Do Foreign Currency Transactions impact your Profit?
What is Foreign Exchange Gain/Loss:-
A foreign exchange gain/loss occurs when a company buys and/or sells goods and services in a foreign currency, and that currency fluctuates relative to their home currency. It can create differences in value in the monetary assets and liabilities, which must be recognized periodically until they are settled.
An exchange rate is a rate at which one currency will be exchanged for another currency.
Should we comply with booking of Foreign Exchange Gain / Loss?
The following requirements make it mandatory to book Foreign Exchange Gain / Loss:
1. Accounting Standards: AS-11 which deals with the “Effects of Changes in Foreign Exchange Rates” mentions that accounting foreign exchange gain or loss is required in the following situations:-
- Transactions in Foreign currencies
- Translation of Balance Sheet items as on year end date
- Foreign currency transactions taking place in nature of Forward exchange contracts.
Hence AS-11 makes it mandatory for those companies which are required to comply with accounting standards. IND AS 21 and IFRS 21 also make it mandatory to account for the Foreign Exchange Gain/Loss.
2. Tax Audit: Income Computation and Disclosure Standards (ICDS) VI also provides guidelines computing income tax about the treatment of transactions in foreign currencies, forward contracts involving foreign currencies and translating the financial statements of foreign operations. Reference to Complying with ICDS VI will also be given in the Tax Audit Report. Hence, it is applicable to all taxpayers (corporate/non-corporate or resident/non-resident) irrespective of the turnover or income.
Situations requiring Accounting of foreign exchange gain or loss
1. Transactions in Foreign currencies:
- At the time of initial recognition, the transaction shall be recorded by applying the home currency rate (as on the transaction date) on the foreign currency amount involved in the transaction.
- While receipt/payment the home currency rate (as on the receipt /payment date) will be applied on the foreign currency amount that is received / paid.
- Differences that arise in home currency rates between the dates of initial recognition and receipt/payment will be booked as Realized foreign exchange gain / loss.
2. Translation of Balance sheet items as on year end date:
- This situation occurs when the Transaction date and the Receipt/Payment date are falling in the different accounting periods.

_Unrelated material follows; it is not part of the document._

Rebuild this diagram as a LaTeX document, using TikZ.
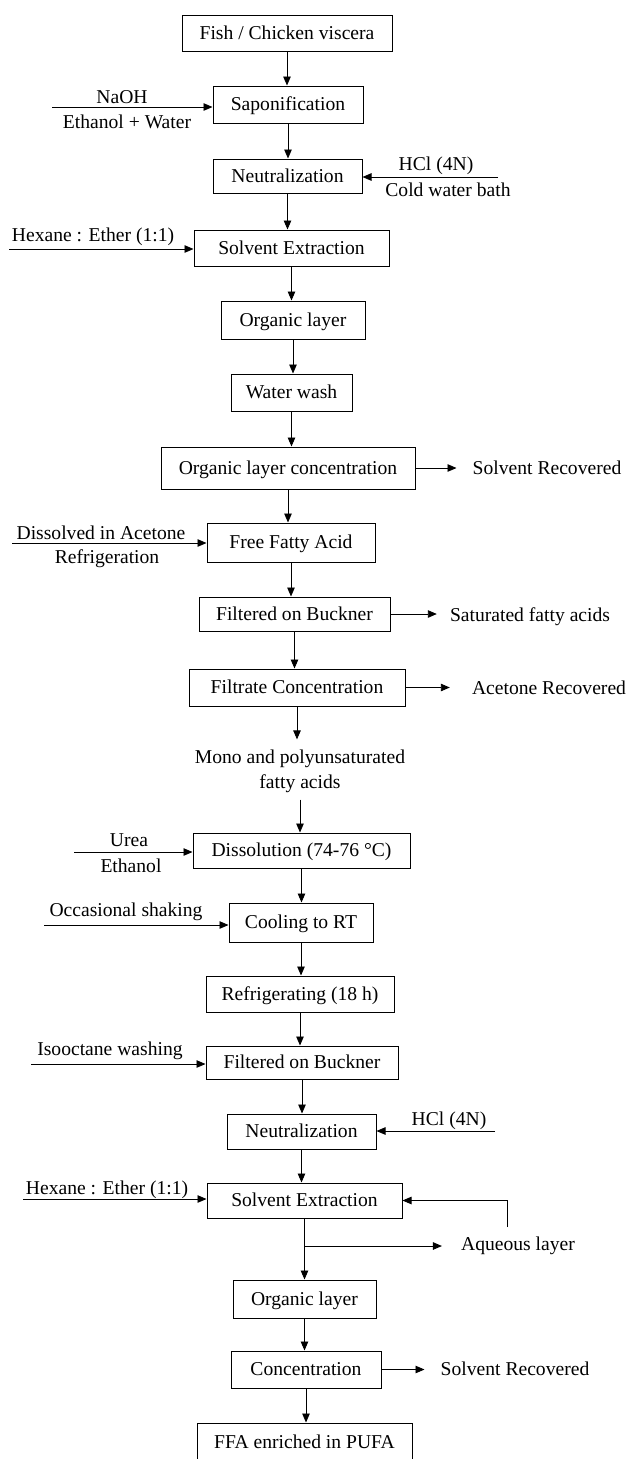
\documentclass[tikz,border=0pt]{standalone}
\usepackage{fontspec}
\setmainfont{Liberation Serif}
\usetikzlibrary{arrows.meta}
\begin{document}
\begin{tikzpicture}[x=1pt,y=-1pt,
  font=\fontsize{19.6}{25}\selectfont,
  box/.style={draw, line width=1pt, inner sep=0pt, align=center, text height=15pt, text depth=3pt},
  lbl/.style={inner sep=0pt, align=center},
  arr/.style={line width=0.9pt, -{Triangle[length=9pt,width=7.5pt]}},
  ln/.style={line width=0.9pt}]
\clip (0,0) rectangle (627,1459);
% main boxes
\node[box, minimum width=210pt, minimum height=36pt] (fish)  at (287,33)    {Fish / Chicken viscera};
\node[box, minimum width=150pt, minimum height=37pt] (sapon) at (288,104.5) {Saponification};
\node[box, minimum width=149pt, minimum height=34pt] (neuta) at (287.5,176) {Neutralization};
\node[box, minimum width=195pt, minimum height=36pt] (sea)   at (291.5,248) {Solvent Extraction};
\node[box, minimum width=144pt, minimum height=38pt] (orga)  at (293,320)   {Organic layer};
\node[box, minimum width=121pt, minimum height=37pt] (ww)    at (291.5,392.5) {Water wash};
\node[box, minimum width=254pt, minimum height=42pt] (olc)   at (288,468)   {Organic layer concentration};
\node[box, minimum width=168pt, minimum height=39pt] (ffa)   at (291,542.5) {Free Fatty Acid};
\node[box, minimum width=191pt, minimum height=34pt] (fba)   at (294.5,614) {Filtered on Buckner};
\node[box, minimum width=216pt, minimum height=37pt] (fc)    at (297,687.5) {Filtrate Concentration};
\node[lbl] (mono) at (300,771) {Mono and polyunsaturated\\fatty acids};
\node[box, minimum width=217pt, minimum height=35pt] (diss)  at (301.5,850.5) {Dissolution (74-76 °C)};
\node[box, minimum width=144pt, minimum height=39pt] (cool)  at (301,922.5) {Cooling to RT};
\node[box, minimum width=188pt, minimum height=36pt] (refr)  at (300,994)   {Refrigerating (18 h)};
\node[box, minimum width=192pt, minimum height=33pt] (fbb)   at (302,1062.5) {Filtered on Buckner};
\node[box, minimum width=149pt, minimum height=35pt] (neutb) at (301.5,1131.5) {Neutralization};
\node[box, minimum width=195pt, minimum height=35pt] (seb)   at (304.5,1200.5) {Solvent Extraction};
\node[box, minimum width=143pt, minimum height=38pt] (orgb)  at (304.5,1299) {Organic layer};
\node[box, minimum width=150pt, minimum height=37pt] (conc)  at (306,1369.5) {Concentration};
\node[box, minimum width=215pt, minimum height=38pt] (pufa)  at (304.5,1442) {FFA enriched in PUFA};
% main chain
\draw[arr] (fish.south) -- (fish.south |- sapon.north);
\draw[arr] (sapon.south) -- (sapon.south |- neuta.north);
\draw[arr] (neuta.south) -- (neuta.south |- sea.north);
\draw[arr] (sea.south) -- (sea.south |- orga.north);
\draw[arr] (orga.south) -- (orga.south |- ww.north);
\draw[arr] (ww.south) -- (ww.south |- olc.north);
\draw[arr] (olc.south) -- (olc.south |- ffa.north);
\draw[arr] (ffa.south) -- (ffa.south |- fba.north);
\draw[arr] (fba.south) -- (fba.south |- fc.north);
\draw[arr, shorten >=10pt] (fc.south) -- (fc.south |- mono.north);
\draw[arr, shorten <=7pt] (mono.south) -- (mono.south |- diss.north);
\draw[arr] (diss.south) -- (diss.south |- cool.north);
\draw[arr] (cool.south) -- (cool.south |- refr.north);
\draw[arr] (refr.south) -- (refr.south |- fbb.north);
\draw[arr] (fbb.south) -- (fbb.south |- neutb.north);
\draw[arr] (neutb.south) -- (neutb.south |- seb.north);
\draw[arr] (seb.south) -- (seb.south |- orgb.north);
\draw[arr] (orgb.south) -- (orgb.south |- conc.north);
\draw[arr] (conc.south) -- (conc.south |- pufa.north);
% side inputs
\coordinate (inA) at (52,107);
\draw[arr] (inA) -- (inA -| sapon.west);
\node[lbl] (naoh) at (122,97) {NaOH};
\node[lbl] (ewat) at (127,122) {Ethanol + Water};

\coordinate (inB) at (498,177);
\draw[arr] (inB) -- (inB -| neuta.east);
\node[lbl] (hcla) at (436,166) {HCl (4N)};
\node[lbl] (cwb)  at (448,190) {Cold water bath};

\coordinate (inC) at (9,249);
\draw[arr] (inC) -- (inC -| sea.west);
\node[lbl] (hexa) at (93,237) {Hexane : Ether (1:1)};

\coordinate (inD) at (12,543);
\draw[arr] (inD) -- (inD -| ffa.west);
\node[lbl] (dis) at (101,533) {Dissolved in Acetone};
\node[lbl] (ref) at (107,559) {Refrigeration};

\coordinate (inE) at (74,852);
\draw[arr] (inE) -- (inE -| diss.west);
\node[lbl] (urea) at (129,840) {Urea};
\node[lbl] (eth)  at (131,866) {Ethanol};

\coordinate (inF) at (44,925);
\draw[arr] (inF) -- (inF -| cool.west);
\node[lbl] (occ) at (126,912) {Occasional shaking};

\coordinate (inG) at (31,1064);
\draw[arr] (inG) -- (inG -| fbb.west);
\node[lbl] (iso) at (110,1051) {Isooctane washing};

\coordinate (inH) at (495,1131);
\draw[arr] (inH) -- (inH -| neutb.east);
\node[lbl] (hclb) at (449,1121) {HCl (4N)};

\coordinate (inI) at (23,1199);
\draw[arr] (inI) -- (inI -| seb.west);
\node[lbl] (hexb) at (107,1190) {Hexane : Ether (1:1)};

\coordinate (loop) at (507,1227);
\draw[arr] (loop) -- (loop |- seb.east) -- (seb.east);
% outputs
\node[lbl] (sra) at (547,468) {Solvent Recovered};
\draw[arr, shorten >=16pt] (olc.east) -- (olc.east -| sra.west);
\node[lbl] (sat) at (530,617) {Saturated fatty acids};
\draw[arr, shorten >=13pt] (fba.east) -- (fba.east -| sat.west);
\node[lbl] (acr) at (549,688) {Acetone Recovered};
\draw[arr, shorten >=22pt] (fc.east) -- (fc.east -| acr.west);
\node[lbl] (aql) at (518,1246) {Aqueous layer};
\draw[arr, shorten >=19pt] (seb.south |- aql.west) -- (aql.west);
\node[lbl] (srb) at (515,1369) {Solvent Recovered};
\draw[arr, shorten >=16pt] (conc.east) -- (conc.east -| srb.west);
\end{tikzpicture}
\end{document}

- The foreign assets or liabilities that are existing on balance sheet date must be recorded by applying the home currency rate as on balance sheet date.
- Differences that arise in home currency rates between the dates of initial recognition and balance date will be booked as Unrealized foreign exchange gain / loss..
3. Forward Exchange Contracts: Foreign Exchange Gain or loss on Forward exchange
contracts occurs in the following situations:
- Differences that arise in home currency rates between the dates of inception of the contract and settlement.
- Differences that arise in home currency rates between the dates of inception of the contract and the balance sheet date (if the contract is not settled)
Thereby to conclude, Companies which are mandatorily required to comply with AS-11 should disclose the exchange differences in the net profit or loss account for the financial year end and proper care should be taken while computing foreign exchange gain/loss.